1. The Illusion of Safety via Formal Verification

It is true that smart contract risk can never be fully eliminated, and we do not claim that audits or Quint verification provide a guarantee of safety. They are simply preventative measures that strengthen the security of the LST. The same is true for EVM deployments. DeFi risk will always be non-zero, but it can be assessed and managed. The Hydro committee has spent the past year evaluating the risk and security profile of every venue Hydro deploys into, and will continue to do so. We will also leverage tools such as Range Security for continuous monitoring, alerts for suspicious activity, and automated triggers that can rapidly withdraw liquidity when necessary.

2. Why the Community Pool?

Under our proposal, the community pool would bootstrap the LST and the vault because it benefits the Hub, but we expect a lot of other depositors too. The funding comes at minimal opportunity cost to the pool, as it relies on yield generated from otherwise idle funds that would not exist without this deployment.

3. Missing Metrics and Scalability

Hydro has been managing around 1.7m ATOM from the Hub community pool (3.5M is roughly the total amount of ATOM we’ve deployed throughout the last year, from that 1.7m ATOM). However, that deployment model relied on Cosmos DeFi protocols coming to Hydro to request liquidity, with ATOM holders voting on where funds should be deployed.

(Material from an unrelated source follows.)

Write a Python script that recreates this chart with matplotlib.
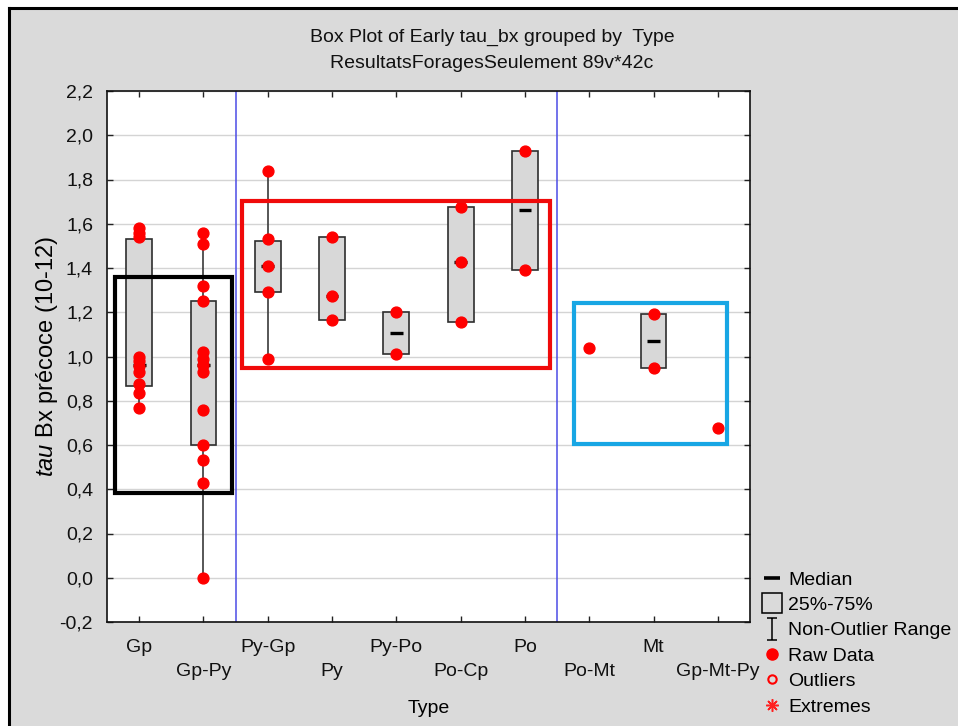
import matplotlib
matplotlib.use("Agg")
import matplotlib.pyplot as plt
import numpy as np
from matplotlib.lines import Line2D
from matplotlib.patches import Rectangle
from matplotlib.path import Path
from matplotlib.ticker import FuncFormatter, MultipleLocator

plt.rcParams['font.family'] = ['Liberation Sans', 'DejaVu Sans']
plt.rcParams['mathtext.fontset'] = 'custom'
plt.rcParams['mathtext.rm'] = 'Liberation Sans'
plt.rcParams['mathtext.it'] = 'Liberation Sans:italic'

# ---- data -------------------------------------------------------------
types = ["Gp", "Gp-Py", "Py-Gp", "Py", "Py-Po", "Po-Cp", "Po", "Po-Mt", "Mt", "Gp-Mt-Py"]

raw_values = {
    "Gp":       [1.58, 1.56, 1.54, 1.00, 0.98, 0.955, 0.93, 0.875, 0.835, 0.765],
    "Gp-Py":    [1.56, 1.51, 1.32, 1.25, 1.02, 0.99, 0.96, 0.93, 0.76, 0.60, 0.53, 0.43, 0.0],
    "Py-Gp":    [1.84, 1.53, 1.41, 1.29, 0.99],
    "Py":       [1.54, 1.275, 1.165],
    "Py-Po":    [1.20, 1.01],
    "Po-Cp":    [1.675, 1.425, 1.155],
    "Po":       [1.93, 1.39],
    "Po-Mt":    [1.04],
    "Mt":       [1.19, 0.95],
    "Gp-Mt-Py": [0.675],
}

# box statistics per type (None where a type has a single observation)
q1      = [0.865, 0.60, 1.29, 1.165, 1.01, 1.155, 1.39, None, 0.95, None]
median  = [0.96, 0.96, 1.41, 1.275, 1.105, 1.425, 1.66, None, 1.07, None]
q3      = [1.53, 1.25, 1.52, 1.54, 1.20, 1.675, 1.93, None, 1.19, None]
whis_lo = [0.765, 0.0, 0.99, 1.165, 1.01, 1.155, 1.39, None, 0.95, None]
whis_hi = [1.58, 1.56, 1.84, 1.54, 1.20, 1.675, 1.93, None, 1.19, None]

y_ticks = np.round(np.arange(-0.2, 2.21, 0.2), 1)

# ---- figure -----------------------------------------------------------
fig = plt.figure(figsize=(9.58, 7.26), dpi=100, facecolor="white")
W, H = 958, 726

# grey window panel with a dark frame on top and left
fig.patches.append(Rectangle((9 / W, 0), 1, 1 - 8 / H, transform=fig.transFigure,
                             facecolor="#DADADA", edgecolor="none", zorder=-10))
fig.add_artist(Line2D([9 / W, 1], [1 - 8 / H, 1 - 8 / H], transform=fig.transFigure,
                      color="black", lw=2.2))
fig.add_artist(Line2D([9 / W, 9 / W], [0, 1 - 8 / H], transform=fig.transFigure,
                      color="black", lw=2.2))

ax = fig.add_axes([107 / W, 1 - 622 / H, (750 - 107) / W, (622 - 91) / H])
ax.set_facecolor("white")

positions = np.arange(1, len(types) + 1)

# horizontal grid
ax.set_ylim(-0.2, 2.2)
ax.set_xlim(0.5, len(types) + 0.5)
ax.yaxis.set_major_locator(MultipleLocator(0.2))
ax.yaxis.grid(True, color="#D4D4D4", lw=1.0, zorder=0)
ax.set_axisbelow(True)

# group separators
for xs in (2.5, 7.5):
    ax.axvline(xs, color="#4B4BE6", lw=1.1, zorder=1)

# boxes
stats, pos_box = [], []
for i, t in enumerate(types):
    if q1[i] is None:
        continue
    stats.append(dict(q1=q1[i], med=median[i], q3=q3[i],
                      whislo=whis_lo[i], whishi=whis_hi[i], fliers=[]))
    pos_box.append(positions[i])

parts = ax.bxp(stats, positions=pos_box, widths=0.4, patch_artist=True, showcaps=False,
               showfliers=False,
               boxprops=dict(facecolor="#D8D8D8", edgecolor="#2E2E2E", lw=1.2),
               whiskerprops=dict(color="#3A3A3A", lw=1.2),
               medianprops=dict(color="black", lw=2.4, solid_capstyle="butt"),
               manage_ticks=False, zorder=2)

# median drawn as a short dash in the middle of each box
for p, med_line in zip(pos_box, parts["medians"]):
    med_line.set_xdata([p - 0.1, p + 0.1])

# raw data points
for i, t in enumerate(types):
    vals = raw_values[t]
    ax.plot(np.full(len(vals), positions[i]), vals, linestyle="none", marker="o",
            markersize=7.8, color="#FF0000", markeredgecolor="#FF0000", zorder=4)

# highlighted groups
groups = [((0.62, 0.383), (2.44, 1.359), "black"),
          ((2.595, 0.948), (7.39, 1.704), "#F00A0A"),
          ((7.76, 0.606), (10.15, 1.242), "#18A6E4")]
for (x0, y0), (x1, y1), col in groups:
    ax.add_patch(Rectangle((x0, y0), x1 - x0, y1 - y0, fill=False, edgecolor=col,
                           lw=3.0, zorder=5, clip_on=False))

# axes cosmetics
ax.set_yticks(y_ticks)
ax.yaxis.set_major_formatter(FuncFormatter(lambda v, p: f"{v:.1f}".replace(".", ",").replace("-0,0", "0,0")))
ax.set_xticks(positions)
ax.set_xticklabels([t if i % 2 == 0 else "\n" + t for i, t in enumerate(types)],
                   linespacing=1.58)
ax.tick_params(axis="both", direction="in", length=4.5, width=1.0, color="#222222",
               top=True, right=True, labelsize=14, labelcolor="#111111")
ax.tick_params(axis="x", pad=12)
ax.tick_params(axis="y", pad=10)
for sp in ax.spines.values():
    sp.set_color("#111111")
    sp.set_linewidth(1.2)

ax.set_xlabel("Type", fontsize=14, labelpad=14.5)
ax.set_ylabel(r"$\it{tau}$ Bx précoce (10-12)", fontsize=17)
ax.yaxis.set_label_coords(-0.073, 0.5)

# titles
fig.text(492 / W, 1 - 37 / H, "Box Plot of Early tau_bx grouped by  Type",
         ha="center", va="center", fontsize=14, color="#111111")
fig.text(492 / W, 1 - 64 / H, "ResultatsForagesSeulement 89v*42c",
         ha="center", va="center", fontsize=14, color="#111111")

# legend
whisker_marker = Path([(-0.45, 1), (0.45, 1), (0, 1), (0, -1), (-0.45, -1), (0.45, -1)],
                      [Path.MOVETO, Path.LINETO, Path.MOVETO, Path.LINETO,
                       Path.MOVETO, Path.LINETO])
handles = [
    Line2D([], [], linestyle="none", marker="_", markersize=11, markeredgewidth=2.6,
           color="black"),
    Line2D([], [], linestyle="none", marker="s", markersize=15, markerfacecolor="none",
           markeredgecolor="black", markeredgewidth=1.1),
    Line2D([], [], linestyle="none", marker=whisker_marker, markersize=16,
           markeredgewidth=1.1, color="black"),
    Line2D([], [], linestyle="none", marker="o", markersize=8, color="#FF0000"),
    Line2D([], [], linestyle="none", marker="o", markersize=6, markerfacecolor="none",
           markeredgecolor="#FF0000", markeredgewidth=1.5),
    Line2D([], [], linestyle="none", marker=(8, 2, 0), markersize=9,
           markeredgewidth=1.1, color="#FF2020"),
]
labels = ["Median", "25%-75%", "Non-Outlier Range", "Raw Data", "Outliers", "Extremes"]
fig.legend(handles, labels, loc="upper left", bbox_to_anchor=(762 / W, 1 - 571 / H),
           frameon=False, fontsize=14, handlelength=1.0, handletextpad=0.35,
           labelspacing=0.4, borderpad=0, borderaxespad=0)

fig.savefig("out.png", dpi=100, facecolor=fig.get_facecolor())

While effective for bootstrapping protocols and providing deep liquidity for certain pools, this approach did not generate optimal yield. Deployments were constrained to protocols that actively requested liquidity and to the limited set of yield opportunities available within the Cosmos ecosystem at the time. Under this proposal, community pool ATOM would instead be deployed into Hydro’s new Inflow vaults. You’re absolutely right that some strategies do not scale to 7m ATOM, which is why we intend to use a wide range of strategies (see Annex 2), and this won’t be limited to Cosmos protocols (see Annex 3).

4. Misaligned Incentives

The amount of yield generated would not influence Hydro’s risk tolerance or the strategies selected. Risk parameters and strategy approval are determined independently by the Hydro committee. The Hydro team cannot unilaterally alter these decisions.